The patient population is considered underserved. Certainly, there are barriers to access in any county setting. This means that patients often neglect their conditions until they are in their late stages. Everything from fetal anencephaly, severe pre-eclampsia secondary to thyrotoxicosis, breast cancer in pregnancy, to metastatic dermoid tumors, metastatic myomas, a cervical adenocarcinoma in a 21 year old is seen at these hospitals. I’ve seen two vaginal breech deliveries this year, one with forceps. It seems that regularly there are cases that go beyond those you can read about in the literature or in text books.




From the first day, there is a high expectation of all residents. In your first year you will learn to perform Cesarean and vaginal deliveries, including operative vaginal deliveries as the primary surgeon. You are expected to know how to run L&D on your own very early on in training. You will be comfortable with simple clinic procedures in the matter of weeks including endometrial biopsies and IUD placement. If you are ‘chomping at the bit’ to get out and DO Ob/Gyn this is the program for you!

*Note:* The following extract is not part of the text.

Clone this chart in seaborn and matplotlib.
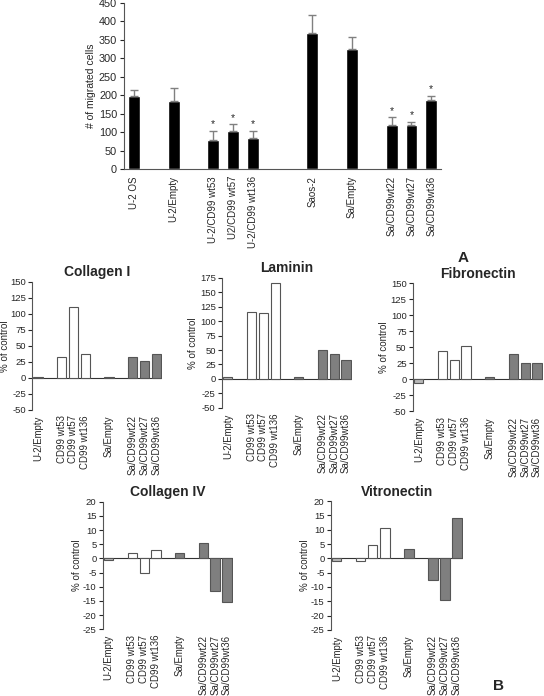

I grew up in Southern California and refuse to leave. I am so lucky this training program is in the area where I already owned some property. Southern California really offers so much; the beach, mountains for hiking or snowboarding, the desert full of golf courses are only a short drive away (if you can manage a little time off!).

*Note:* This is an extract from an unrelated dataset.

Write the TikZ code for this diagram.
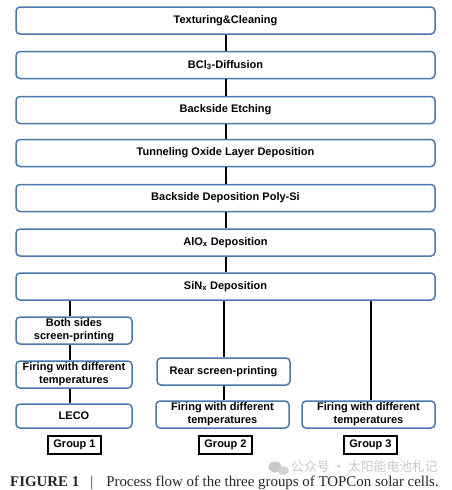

The residents who graduate from this program are more than capable of handling anything they desire. Graduates have gone into group and private practices, and have stayed at ARMC as attending physicians. The ones I know are so competent, caring and capable. They have branched beyond the scope of practice learned in residency with grace.


The current residents and nursing staff have become my second family. Mostly, there is a co-operation in difficult situations. While any family has its dysfunctional side, this one copes very well with the amount of stress always present. I am sure that the people I have worked with during residency will remain some of my closest friends for my whole life.